What can I say about this book? In one stroke, MacDonald has managed to outstrip Flaubert, Dostoevsky, and Joyce, making them all look like mewling infants.

Here's just a sample of MacDonald's deathless prose:

"And I suppose you had an affair with her."
"Gee, honey. I'd have to look it up."
I caught her fist about five inches from my eye. "You bahstid," she said. [p. 32]

Of course, MacDonald cannot be accused of being a superficial writer! Consider these penetrating philosophical musings:

"I own some Sears electric clippers with plastic gadgets of various shapes which fit on the clippers to keep you from accidentally peeling your hair off down to the sukull. I find that long hair is a damned nuisance on boats, on the beach, and in the water. So when it gets long enough to start to make me aware of it, I clipper it off, doing the sides in the mirror and the back by feel. The sun bleaches my hair and burns it and dries it out. And the salt water makes it feel stiff and look like some kind of Dynel. Were I going to keep it long, I would have to take care of it. That would mean tonics and lotions and special shampoos. That would mean brushing it and combing it a lot more than I do and somehow fastening it out of the way in a stiff breeze." [pp. 123-124]
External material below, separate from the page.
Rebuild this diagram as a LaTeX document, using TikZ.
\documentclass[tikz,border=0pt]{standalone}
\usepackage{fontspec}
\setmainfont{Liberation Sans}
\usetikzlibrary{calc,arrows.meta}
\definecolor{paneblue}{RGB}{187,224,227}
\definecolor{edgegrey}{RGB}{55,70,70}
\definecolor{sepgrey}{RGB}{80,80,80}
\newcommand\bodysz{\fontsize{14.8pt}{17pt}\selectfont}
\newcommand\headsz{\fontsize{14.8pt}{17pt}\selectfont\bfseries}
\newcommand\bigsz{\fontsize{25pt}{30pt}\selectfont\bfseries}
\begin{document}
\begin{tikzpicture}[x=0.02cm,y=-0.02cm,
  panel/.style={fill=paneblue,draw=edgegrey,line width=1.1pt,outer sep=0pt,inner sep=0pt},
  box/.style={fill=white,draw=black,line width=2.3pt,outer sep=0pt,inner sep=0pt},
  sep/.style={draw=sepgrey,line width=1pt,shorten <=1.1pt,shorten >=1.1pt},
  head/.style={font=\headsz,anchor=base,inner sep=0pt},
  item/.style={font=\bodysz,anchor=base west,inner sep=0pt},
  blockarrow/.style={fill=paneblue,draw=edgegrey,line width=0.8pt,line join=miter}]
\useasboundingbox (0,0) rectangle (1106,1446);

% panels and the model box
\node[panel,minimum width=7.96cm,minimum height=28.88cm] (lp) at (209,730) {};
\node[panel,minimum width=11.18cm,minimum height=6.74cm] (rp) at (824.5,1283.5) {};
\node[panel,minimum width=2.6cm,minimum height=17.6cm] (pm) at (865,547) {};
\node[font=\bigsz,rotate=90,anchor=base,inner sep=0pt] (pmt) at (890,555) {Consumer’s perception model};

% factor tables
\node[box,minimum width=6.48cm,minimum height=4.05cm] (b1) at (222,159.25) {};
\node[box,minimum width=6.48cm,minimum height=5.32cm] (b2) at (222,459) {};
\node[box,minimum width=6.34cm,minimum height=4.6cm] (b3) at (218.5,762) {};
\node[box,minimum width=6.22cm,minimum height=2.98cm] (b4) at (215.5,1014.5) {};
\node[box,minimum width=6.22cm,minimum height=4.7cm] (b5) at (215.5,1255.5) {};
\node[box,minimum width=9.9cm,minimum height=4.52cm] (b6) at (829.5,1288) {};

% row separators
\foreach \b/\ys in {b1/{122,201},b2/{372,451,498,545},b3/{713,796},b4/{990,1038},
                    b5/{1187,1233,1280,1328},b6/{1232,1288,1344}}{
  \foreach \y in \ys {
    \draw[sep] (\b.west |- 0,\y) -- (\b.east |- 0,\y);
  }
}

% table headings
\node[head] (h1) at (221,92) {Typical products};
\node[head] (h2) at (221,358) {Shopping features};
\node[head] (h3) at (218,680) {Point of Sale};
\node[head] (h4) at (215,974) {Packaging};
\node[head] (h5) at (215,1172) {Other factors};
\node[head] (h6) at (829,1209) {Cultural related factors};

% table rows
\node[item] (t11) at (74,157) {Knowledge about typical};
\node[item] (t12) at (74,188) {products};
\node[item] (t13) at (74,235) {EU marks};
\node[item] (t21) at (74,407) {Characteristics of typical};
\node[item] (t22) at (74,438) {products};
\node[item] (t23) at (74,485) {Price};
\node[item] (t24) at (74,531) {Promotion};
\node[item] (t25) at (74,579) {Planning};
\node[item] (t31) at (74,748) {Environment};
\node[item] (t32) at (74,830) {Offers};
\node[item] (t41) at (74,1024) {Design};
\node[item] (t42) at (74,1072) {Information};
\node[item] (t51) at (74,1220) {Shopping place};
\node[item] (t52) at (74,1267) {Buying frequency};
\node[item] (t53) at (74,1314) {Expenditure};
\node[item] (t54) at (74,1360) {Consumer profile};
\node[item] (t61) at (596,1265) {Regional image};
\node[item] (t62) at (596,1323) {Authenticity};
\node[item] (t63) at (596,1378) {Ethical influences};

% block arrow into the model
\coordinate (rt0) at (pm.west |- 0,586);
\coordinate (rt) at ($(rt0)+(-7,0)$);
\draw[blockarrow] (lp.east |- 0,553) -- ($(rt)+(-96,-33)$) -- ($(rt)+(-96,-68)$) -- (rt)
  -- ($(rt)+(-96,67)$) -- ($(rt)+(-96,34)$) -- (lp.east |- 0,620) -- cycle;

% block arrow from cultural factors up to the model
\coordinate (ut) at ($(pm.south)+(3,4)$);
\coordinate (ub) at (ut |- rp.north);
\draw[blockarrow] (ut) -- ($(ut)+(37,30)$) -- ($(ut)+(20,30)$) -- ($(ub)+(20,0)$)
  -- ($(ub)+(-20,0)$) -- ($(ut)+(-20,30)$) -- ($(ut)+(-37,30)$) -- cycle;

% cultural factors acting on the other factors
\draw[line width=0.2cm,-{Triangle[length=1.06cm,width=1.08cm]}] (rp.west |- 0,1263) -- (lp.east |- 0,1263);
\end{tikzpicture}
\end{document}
But perhaps Travis, our hero, is at his most debonair when he's beating the snot out of recalicrant women:

"I smiled at her, pulling her a half-step closer and said, 'If you get loud and say nasty things, dear, if you get on my nerves, I can hold you like this, and I can take this free hand and make a big fist like this, and I can give you one little pop right here that will give you a nose three inches wide and a quarter inch high.'
'Please,' she said in a rusty little voice.
'You can get a job as a clown. Or you can see if you can find a surgeon willing to try to rebuild it.'" [p. 136]
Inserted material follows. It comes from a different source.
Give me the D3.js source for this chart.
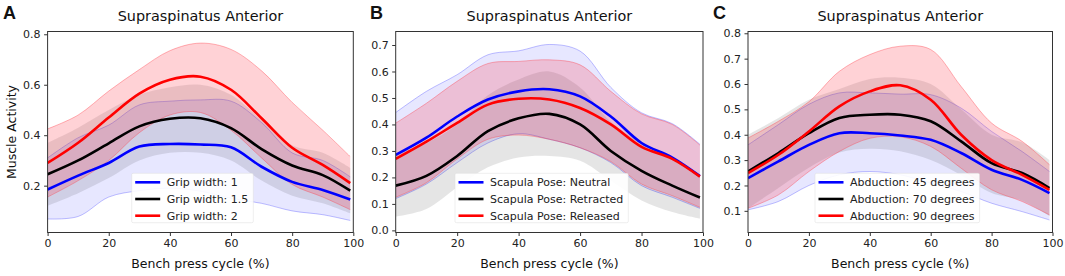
<!DOCTYPE html>
<html>
<head>
<meta charset="utf-8">
<script src="https://cdn.jsdelivr.net/npm/d3@7"></script>
<style>
  body { margin: 0; background: #fff; }
  svg { display: block; font-family: "DejaVu Sans", sans-serif; }
</style>
</head>
<body>
<div id="chart"></div>
<script>
// x samples along the bench press cycle (%)
const cyclePts = [0, 10, 20, 30, 40, 50, 60, 70, 80, 90, 99];

// Panel A - grip width
const gripLabels = ["Grip width: 1", "Grip width: 1.5", "Grip width: 2"];
const grip1Mean = [0.185, 0.24, 0.29, 0.355, 0.365, 0.363, 0.352, 0.275, 0.215, 0.183, 0.145];
const grip1Lo   = [0.068, 0.078, 0.155, 0.18, 0.19, 0.178, 0.15, 0.13, 0.1, 0.085, 0.062];
const grip1Hi   = [0.31, 0.39, 0.44, 0.52, 0.535, 0.54, 0.535, 0.45, 0.33, 0.30, 0.235];
const grip15Mean = [0.245, 0.30, 0.368, 0.435, 0.465, 0.467, 0.428, 0.345, 0.28, 0.242, 0.18];
const grip15Lo   = [0.12, 0.17, 0.23, 0.30, 0.33, 0.33, 0.30, 0.22, 0.16, 0.13, 0.09];
const grip15Hi   = [0.37, 0.43, 0.50, 0.56, 0.59, 0.60, 0.56, 0.46, 0.36, 0.33, 0.27];
const grip2Mean = [0.29, 0.37, 0.47, 0.565, 0.62, 0.632, 0.58, 0.467, 0.35, 0.282, 0.21];
const grip2Lo   = [0.155, 0.22, 0.30, 0.41, 0.48, 0.49, 0.42, 0.31, 0.205, 0.155, 0.105];
const grip2Hi   = [0.425, 0.48, 0.575, 0.66, 0.735, 0.765, 0.74, 0.655, 0.53, 0.42, 0.315];

// Panel B - scapula pose
const poseLabels = ["Scapula Pose: Neutral", "Scapula Pose: Retracted", "Scapula Pose: Released"];
const neutralMean = [0.285, 0.35, 0.43, 0.494, 0.525, 0.533, 0.506, 0.43, 0.33, 0.275, 0.205];
const neutralLo   = [0.12, 0.175, 0.256, 0.33, 0.365, 0.344, 0.312, 0.256, 0.169, 0.125, 0.083];
const neutralHi   = [0.445, 0.525, 0.588, 0.663, 0.678, 0.702, 0.677, 0.54, 0.444, 0.403, 0.325];
const retractedMean = [0.169, 0.206, 0.281, 0.375, 0.423, 0.44, 0.40, 0.30, 0.225, 0.169, 0.124];
const retractedLo   = [0.052, 0.081, 0.163, 0.238, 0.275, 0.281, 0.263, 0.188, 0.113, 0.069, 0.044];
const retractedHi   = [0.29, 0.33, 0.40, 0.51, 0.57, 0.60, 0.54, 0.41, 0.33, 0.27, 0.20];
const releasedMean = [0.27, 0.335, 0.406, 0.475, 0.497, 0.494, 0.462, 0.40, 0.315, 0.27, 0.203];
const releasedLo   = [0.125, 0.18, 0.27, 0.344, 0.36, 0.344, 0.312, 0.26, 0.175, 0.131, 0.087];
const releasedHi   = [0.405, 0.48, 0.563, 0.63, 0.638, 0.644, 0.625, 0.525, 0.44, 0.40, 0.322];

// Panel C - abduction
const abdLabels = ["Abduction: 45 degrees", "Abduction: 70 degrees", "Abduction: 90 degrees"];
const abd45Mean = [0.229, 0.295, 0.36, 0.406, 0.406, 0.397, 0.38, 0.328, 0.262, 0.222, 0.17];
const abd45Lo   = [0.104, 0.137, 0.20, 0.242, 0.255, 0.242, 0.209, 0.176, 0.13, 0.097, 0.064];
const abd45Hi   = [0.36, 0.44, 0.52, 0.565, 0.565, 0.56, 0.558, 0.505, 0.413, 0.334, 0.255];
const abd70Mean = [0.255, 0.328, 0.406, 0.466, 0.479, 0.479, 0.453, 0.374, 0.288, 0.249, 0.19];
const abd70Lo   = [0.11, 0.19, 0.27, 0.33, 0.345, 0.335, 0.30, 0.24, 0.17, 0.14, 0.08];
const abd70Hi   = [0.40, 0.466, 0.538, 0.58, 0.62, 0.625, 0.60, 0.50, 0.40, 0.37, 0.30];
const abd90Mean = [0.249, 0.321, 0.413, 0.512, 0.571, 0.595, 0.538, 0.40, 0.30, 0.242, 0.183];
const abd90Lo   = [0.11, 0.163, 0.255, 0.334, 0.386, 0.392, 0.354, 0.268, 0.183, 0.137, 0.084];
const abd90Hi   = [0.387, 0.453, 0.53, 0.65, 0.716, 0.749, 0.736, 0.59, 0.446, 0.374, 0.282];

const xTicks = [0, 20, 40, 60, 80, 100];
const yTicksA = [0.2, 0.4, 0.6, 0.8];
const yTicksB = [0.0, 0.1, 0.2, 0.3, 0.4, 0.5, 0.6, 0.7];
const yTicksC = [0.1, 0.2, 0.3, 0.4, 0.5, 0.6, 0.7, 0.8];

const seriesColors = ["#0000ff", "#000000", "#ff0000"];
const bandFills = ["rgba(70,70,255,0.13)", "rgba(0,0,0,0.10)", "rgba(255,50,70,0.22)"];
const bandEdges = ["rgba(60,60,255,0.32)", "rgba(0,0,0,0.0)", "rgba(255,60,70,0.38)"];

const W = 1065, H = 276;
const svg = d3.select("#chart").append("svg").attr("width", W).attr("height", H);
svg.append("rect").attr("width", W).attr("height", H).attr("fill", "#fff");

const panels = [
    { letter: "A", lx: 3, left: 47.6, right: 353.3, yDom: [0.0144, 0.811], yTicks: yTicksA, showYLabel: true,
      labels: gripLabels, legendLeft: 131.7,
      series: [[grip1Mean, grip1Lo, grip1Hi], [grip15Mean, grip15Lo, grip15Hi], [grip2Mean, grip2Lo, grip2Hi]] },
    { letter: "B", lx: 370, left: 395.7, right: 703, yDom: [-0.008, 0.751], yTicks: yTicksB, showYLabel: false,
      labels: poseLabels, legendLeft: 455,
      series: [[neutralMean, neutralLo, neutralHi], [retractedMean, retractedLo, retractedHi], [releasedMean, releasedLo, releasedHi]] },
    { letter: "C", lx: 713, left: 748, right: 1052.5, yDom: [0.0146, 0.807], yTicks: yTicksC, showYLabel: false,
      labels: abdLabels, legendLeft: 815,
      series: [[abd45Mean, abd45Lo, abd45Hi], [abd70Mean, abd70Lo, abd70Hi], [abd90Mean, abd90Lo, abd90Hi]] }
];

const plotTop = 31.5, plotBottom = 232.5;

panels.forEach(p => drawPanel(p));

function drawPanel(p) {
    const x = d3.scaleLinear().domain([0, 100]).range([p.left, p.right]);
    const y = d3.scaleLinear().domain(p.yDom).range([plotBottom, plotTop]);

    const clipId = "clip" + p.letter;
    svg.append("clipPath").attr("id", clipId)
        .append("rect").attr("x", p.left).attr("y", plotTop)
        .attr("width", p.right - p.left).attr("height", plotBottom - plotTop);

    const plot = svg.append("g").attr("clip-path", `url(#${clipId})`);

    const curve = d3.curveCatmullRom.alpha(0.5);
    const area = d3.area().curve(curve)
        .x((d, i) => x(cyclePts[i])).y0(d => y(d[0])).y1(d => y(d[1]));
    const line = d3.line().curve(curve)
        .x((d, i) => x(cyclePts[i])).y(d => y(d));

    // bands first
    p.series.forEach((s, k) => {
        const band = s[1].map((lo, i) => [lo, s[2][i]]);
        plot.append("path").attr("d", area(band))
            .attr("fill", bandFills[k]).attr("stroke", "none");
        plot.append("path").attr("d", line(s[1]))
            .attr("fill", "none").attr("stroke", bandEdges[k]).attr("stroke-width", 1);
        plot.append("path").attr("d", line(s[2]))
            .attr("fill", "none").attr("stroke", bandEdges[k]).attr("stroke-width", 1);
    });
    // mean lines
    p.series.forEach((s, k) => {
        plot.append("path").attr("d", line(s[0]))
            .attr("fill", "none").attr("stroke", seriesColors[k])
            .attr("stroke-width", 2.6).attr("stroke-linejoin", "round");
    });

    // axes
    const xAxis = svg.append("g").attr("transform", `translate(0,${plotBottom})`)
        .call(d3.axisBottom(x).tickValues(xTicks).tickSize(3.5).tickPadding(3));
    const yAxis = svg.append("g").attr("transform", `translate(${p.left},0)`)
        .call(d3.axisLeft(y).tickValues(p.yTicks).tickSize(3.5).tickPadding(3.5).tickFormat(d3.format(".1f")));
    [xAxis, yAxis].forEach(g => {
        g.select(".domain").remove();
        g.selectAll(".tick line").attr("stroke", "#333");
        g.selectAll(".tick text").attr("fill", "#222").style("font-size", "11px")
            .style("font-family", "DejaVu Sans");
    });

    // frame
    svg.append("rect").attr("x", p.left).attr("y", plotTop)
        .attr("width", p.right - p.left).attr("height", plotBottom - plotTop)
        .attr("fill", "none").attr("stroke", "#333").attr("stroke-width", 1);

    // title and labels
    const cx = (p.left + p.right) / 2;
    svg.append("text").attr("x", cx).attr("y", 20.5).attr("text-anchor", "middle")
        .style("font-size", "14.4px").attr("fill", "#111").text("Supraspinatus Anterior");
    svg.append("text").attr("x", p.lx).attr("y", 18.5)
        .style("font-size", "18px").style("font-weight", "bold").style("font-family", "Liberation Sans, Arial, sans-serif")
        .attr("fill", "#111").text(p.letter);
    svg.append("text").attr("x", cx).attr("y", 268).attr("text-anchor", "middle")
        .style("font-size", "12.5px").attr("fill", "#111").text("Bench press cycle (%)");
    if (p.showYLabel) {
        svg.append("text").attr("transform", `translate(16,${(plotTop + plotBottom) / 2}) rotate(-90)`)
            .attr("text-anchor", "middle").style("font-size", "12.5px").attr("fill", "#111")
            .text("Muscle Activity");
    }

    // legend
    const legend = svg.append("g").attr("transform", `translate(${p.legendLeft},173.3)`);
    const box = legend.append("rect").attr("height", 49.4).attr("fill", "rgba(255,255,255,0.9)")
        .attr("stroke", "rgba(220,220,220,0.6)").attr("stroke-width", 0.8).attr("rx", 1.5);
    let maxW = 0;
    p.labels.forEach((lab, k) => {
        const ry = 9 + k * 16.7;
        legend.append("line").attr("x1", 3.5).attr("x2", 28.5).attr("y1", ry).attr("y2", ry)
            .attr("stroke", seriesColors[k]).attr("stroke-width", 2.6);
        const t = legend.append("text").attr("x", 35).attr("y", ry + 4)
            .style("font-size", "11px").attr("fill", "#222").text(lab);
        maxW = Math.max(maxW, t.node().getComputedTextLength());
    });
    box.attr("width", 35 + maxW + 5);
}
</script>
</body>
</html>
In sum, if you're in the mood for sappy, incoherent, misogynistic, and, well, all-around cruddy fiction, you can't go wrong with the peerless Travis McGee!
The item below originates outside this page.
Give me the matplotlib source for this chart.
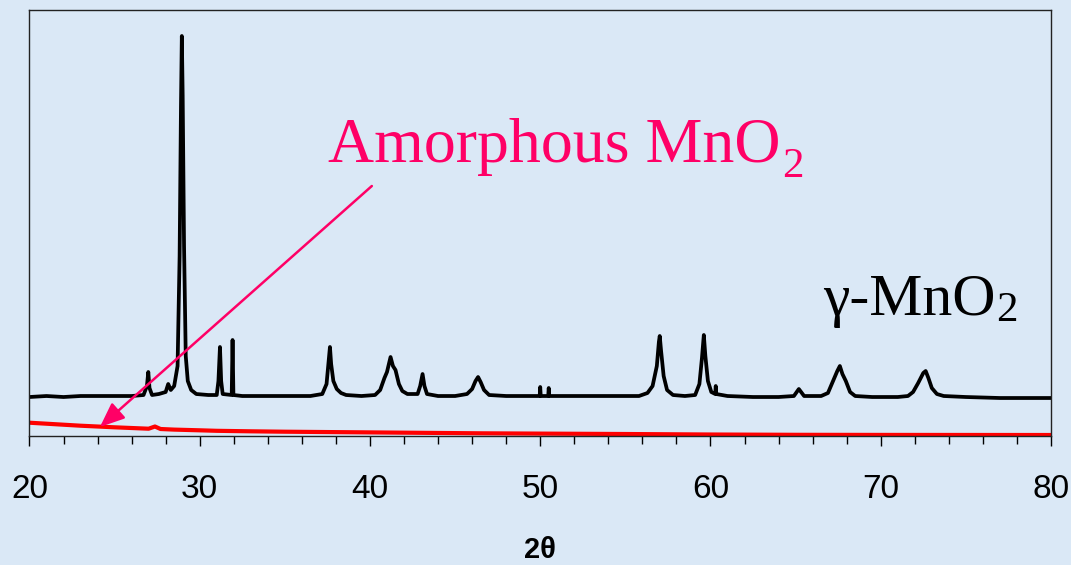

(The author, John MacDonald, died in 1986, and therefore -- it tickles me to announce -- will not be inflicting any more of these books on us! God be praised!)


I just can't stop reading these things
rating: 4

Another Travis McGee book. This one seemed to take forever to get going, to set up the problem, and then as soon as you understood the problem, MacDonald popped you a good one, and the rest of the book was a catch-up from that moment. But that's the simple "mystery" of this McGee novel, and as such is never that special. The attraction of McGee, at least in these later books, are MacDonald's comments within them on the human condition, both specifically with regard to the Quixotish nature of McGee, as well as a general feeling of malaise which centers around money and violence. The McGee novels are as much about philosophy--ethics, particularly--as they are about mystery. Or maybe the point is that the philosophy is the mystery, and as we get to know McGee better, we understand more about his philosophy. I seem to remember the Spenser novels of Robert Parker to be similar to this as well. Are there other mystery series in which the character growth is as important, if not more so, than the particular story of the time?